While we are still waiting for a full written decision, the acquittal highlights an important point. It shows that the ICC’s judges are not susceptible to external expectations of conviction, and will instead weigh up each individual case on its merits and the strength of its evidence.

This reflects the principle, enunciated by Chief Prosecutor Robert H. Jackson at Nuremberg, that

to pass these defendants a poisoned chalice is to put it to our own lips as well.

The job of the ICC

The expectations on the ICC are enormous – restoring peace and security, bringing justice and reparations to victims, and deterring future offenders are amongst its many oft-cited goals. But it is, at the end of the day, a criminal court. As such, the only obligation on its judges is to dispense justice in a way that is fair to the accused.

Judges Tarfusser and Henderson, who formed the majority in the case, found that the prosecution had failed to put forward enough evidence to prove certain key elements of the crimes charged. These included the existence of a policy to attack a civilian population (a key element of crimes against humanity). Another is the existence of a “common plan” to keep Gbagbo in power by committing crimes against civilians.

In addition, the majority found that the prosecution failed to show that the speeches made by either of the defendants contributed to the crimes committed in the post-election violence. As a result of these deficiencies in the prosecution case, the chamber concluded that there was no need for the defence to present any evidence to refute the prosecution’s allegations.

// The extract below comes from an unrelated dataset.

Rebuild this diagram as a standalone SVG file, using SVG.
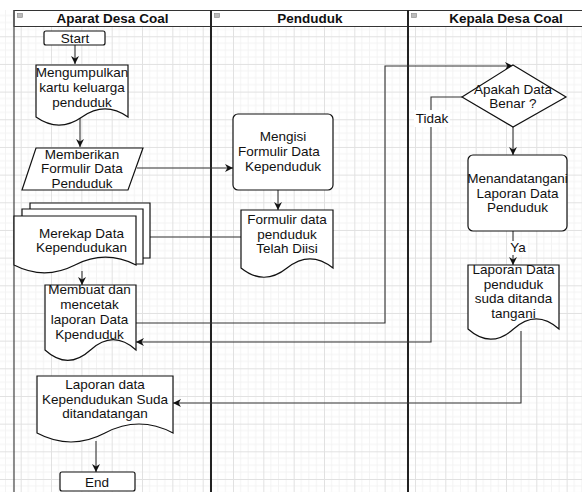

Judge Herrera Carbuccia, in her dissenting opinion, argued that the prosecutor, like the accused, is also entitled to the right to a fair trial, and that the majority’s approach violated that right. As I have argued elsewhere, this is a dangerous approach because it allows for defendants’ rights to be balanced against competing demands. This includes nebulous concepts such as “victims’ right to seek justice”, as cited in Judge Carbuccia’s dissent.

The accused’s right to a fair trial must be at the centre of every criminal trial. And, where the judges feel (as was the case for the majority in Gbagbo’s case) that the evidence presented could not reasonably sustain a conviction, then the only ethical thing to do is to acquit and release the defendant.

Evidence problems

The acquittal does, however, highlight some deeper problems around the collection and presentation of evidence by the ICC’s Office of the Prosecutor. Early in the Gbagbo case, the prosecution was scolded for its over-reliance on NGO reports, UN reports and news articles.

In February 2018, after the last prosecution witness had testified, the prosecutor was invited to submit a trial brief, clarifying the narrative of the case against Gbagbo and Blé Goudé, and specifically linking the evidence presented to the charges. In hindsight, this order showed how the chamber was unclear, even at that late stage, on how the evidence presented purportedly supported the crimes charged.

Nor did the majority of the trial chamber help itself by declining to rule on the admissibility of evidence until the close of trial. This meant that, instead of excluding evidence that seemed to be less likely to prove the charges at the time that it was presented, the chamber allowed all evidence to be considered “submitted” before it. Its admissibility was to be decided later, once all evidence had been received.

As Judge Henderson consistently noted in his dissenting opinions on this matter, that this approach simply saw the chamber “kicking the can down the road” by deferring these assessments of the evidence. It allowed the case record to get flooded by evidence that we now know the chamber found less than convincing or relevant to the charges.

Need for reform

The Gbagbo acquittal, then, should lead to a serious rethink in the ICC’s Office of the Prosecutor on how it resources and carries out investigations, the type of evidence it needs to prove its cases, and how it presents the narrative of its cases. In particular, it shows a need for the prosecution to link the charges more explicitly to the evidence presented.

It should also give cause for reflection on the trial chambers’ approach to the admissibility of evidence. It is clear that major reforms are needed. But, these reforms would strengthen the ICC and safeguard its reputation as a credible judicial institution, capable of dispensing justice in a fair and impartial manner.